ステンレス鋼とは、13%以上のクロムを含んだ鋼(鉄)のことです。クロムは不思議な物質で、鉄が酸化するよりも先にクロムが酸素と結合し、鋼の表面に薄い保護皮膜(不動態化皮膜)を生成します。この膜は100万分の3mm程度の薄いものですが、大変強く、例え壊れても周りに酸素があればすぐに再生して、鉄の酸化を防ぎ、錆びや汚れの進行を防ぐ役割を果たします。また、更にニッケルを加えることで、この皮膜をさらに強化する役割を果します。
この新しい鉄は1912年に発明され、「錆びて汚れない鉄(Stainless Steel)」と名付けられました。現在、このステンレスには様々な種類が開発され、その数は100種類以上と言われています。

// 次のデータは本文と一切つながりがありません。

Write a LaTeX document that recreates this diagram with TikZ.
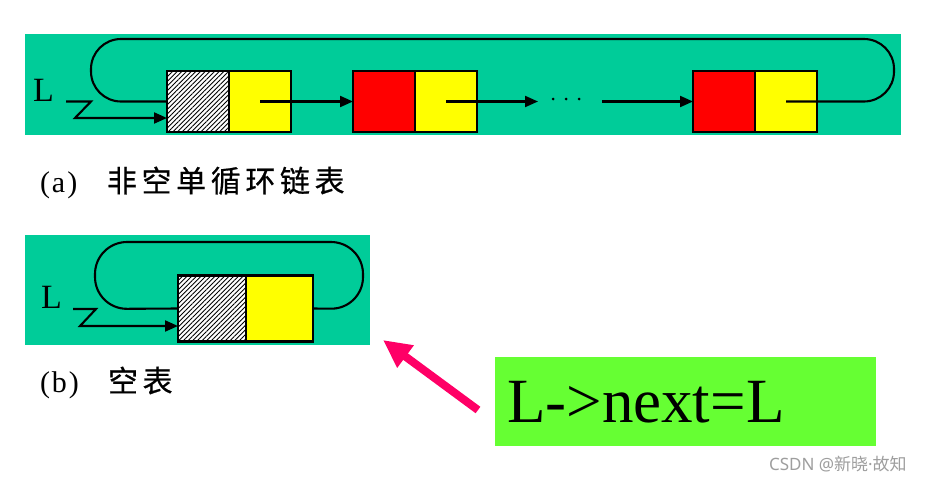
\documentclass[tikz,border=0pt]{standalone}
\usepackage{fontspec}
\setmainfont{Liberation Serif}
\newfontfamily\cjk{Noto Sans CJK SC}
\newfontfamily\cjkcap[FakeBold=0.6]{Noto Sans CJK SC}
\newfontfamily\wmlatin{Noto Sans}
\usetikzlibrary{arrows.meta,patterns.meta}
\definecolor{panelgreen}{RGB}{0,204,153}
\definecolor{labelgreen}{RGB}{102,255,51}
\definecolor{hotpink}{RGB}{255,0,102}
\definecolor{nodered}{RGB}{255,0,0}
\definecolor{nodeyellow}{RGB}{255,255,0}
\newcommand{\chsp}{\hspace{4.6pt}}
\begin{document}
\begin{tikzpicture}[x=1pt,y=-1pt,
  panel/.style={fill=panelgreen, inner sep=0, outer sep=0},
  cell/.style={draw=black, line width=2.2pt, minimum width=62pt, minimum height=61pt, inner sep=0, outer sep=0},
  hatchcell/.style={cell, preaction={fill=white}, pattern={Lines[angle=45,distance=3.3pt,line width=0.9pt]}},
  redcell/.style={cell, fill=nodered},
  yelcell/.style={cell, fill=nodeyellow},
  ptr/.style={line width=2.1pt, black},
  arr/.style={ptr, -{Triangle[length=13pt,width=11pt]}},
  lbl/.style={inner sep=0, outer sep=0, font=\fontsize{34}{34}\selectfont},
  captext/.style={inner sep=0, outer sep=0},
  dotnode/.style={circle, fill=black, inner sep=0, minimum size=3pt}
]
\useasboundingbox (0,0) rectangle (941,482);
\fill[white] (0,0) rectangle (941,482);

% ---- panel (a)
\node[panel, minimum width=876pt, minimum height=101pt] (pa) at (463,84.5) {};
\node[hatchcell] (h1) at (198,101.5) {};
\node[yelcell] (y1) at (260,101.5) {};
\node[redcell] (r2) at (384,101.5) {};
\node[yelcell] (y2) at (446,101.5) {};
\node[redcell] (r3) at (724,101.5) {};
\node[yelcell] (y3) at (786,101.5) {};
\node[dotnode] (d1) at (553,99) {};
\node[dotnode] (d2) at (566,99) {};
\node[dotnode] (d3) at (579,99) {};
\coordinate (s2) at (538,101.5);
\coordinate (s3) at (602,101.5);
\draw[arr] (y1.center) -- (r2.west);
\draw[arr] (y2.center) -- (s2);
\draw[arr] (s3) -- (r3.west);
\draw[ptr, rounded corners=30pt] (y3.center) -- (894,101.5) -- (894,39) -- (91,39) -- (91,101.5) -- (h1.west);
\node[lbl, anchor=base west] (La) at (33,101.7) {L};
\coordinate (za1) at (66,101.5);
\coordinate (za2) at (91,101.5);
\coordinate (za3) at (75,118);
\draw[arr] (za1) -- (za2) -- (za3) -- (za3 -| h1.west);

\node[captext, anchor=base west, font=\fontsize{30}{30}\selectfont] (capa1) at (40,192) {(\hspace{2pt}a\hspace{2pt})};
\node[captext, anchor=base west, font=\cjkcap\fontsize{30}{30}\selectfont] (capa2) at (107,192) {非\chsp 空\chsp 单\chsp 循\chsp 环\chsp 链\chsp 表};

% ---- panel (b)
\node[panel, minimum width=345pt, minimum height=110pt] (pb) at (197.5,290) {};
\node[hatchcell, minimum width=68pt, minimum height=66pt] (h0) at (212,308.5) {};
\node[yelcell, minimum width=67pt, minimum height=66pt] (y0) at (279.5,308.5) {};
\draw[ptr, rounded corners=32pt] (y0.east) -- (363,309) -- (363,242) -- (95,242) -- (95,309) -- (h0.west);
\node[lbl, anchor=base west] (Lb) at (41,308.3) {L};
\coordinate (zb1) at (73,309);
\coordinate (zb2) at (96,309);
\coordinate (zb3) at (80,326);
\draw[arr] (zb1) -- (zb2) -- (zb3) -- (zb3 -| h0.west);

\node[captext, anchor=base west, font=\fontsize{30}{30}\selectfont] (capb1) at (40,392) {(\hspace{2pt}b\hspace{2pt})};
\node[captext, anchor=base west, font=\cjkcap\fontsize{30}{30}\selectfont] (capb2) at (108,392) {空\chsp 表};

% ---- label and pink arrow
\node[fill=labelgreen, minimum width=381pt, minimum height=89pt, inner sep=0, outer sep=0] (note) at (685.5,401.5) {};
\node[captext, anchor=base west, font=\fontsize{63}{63}\selectfont] (notetxt) at (507,422.7) {L->next=L};
\coordinate (ptail) at (478,410);
\coordinate (ptip) at (383,340);
\draw[hotpink, line width=8pt, -{Triangle[length=28pt,width=26pt]}] (ptail) -- (ptip);

% ---- watermark
\node[captext, anchor=west, text=black!38, font=\cjk\fontsize{17}{17}\selectfont] (wm) at (769,464) {{\wmlatin CSDN @}新晓{\wmlatin ·}故知};
\end{tikzpicture}
\end{document}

ステンレス304は、クロム18%-ニッケル8%を含むオーステナイト系の代表的ステンレスであり、加工性・溶接性に優れ、さらに耐食性、低温・高温における性質も優秀です。これら優れた性質のため、用途は広範囲にわたり、製造量は全ステンレス生産量の60%を越え、加工性・性能面・コスト面のバランスは素晴らしく、現在最も信頼され普及しているステンレスと言えます。
左の写真は実際のfusion水栓本体を真っ二つに切った断面写真です。
シンプルで無駄のない内部構造と精度の高さにfusionの真の実力が隠されています。
ステンレス製水栓金具の世界的な普及率は1%未満と言われており、日本では、ステンレス製の蛇口は製造も行われていません。
10年以上前、世界でも幾つかの水栓メーカーがステンレス製水栓の開発を開始しましたが、開発を続ける莫大な費用と時間を費やし続けることができず、その結果、殆どの水栓メーカーはステンレス水栓の開発から撤退しました。
それでも資金を投入し開発を続け、最後にステンレス製の水栓を完成させたのは世界でほんの人握りのメーカーと言われています。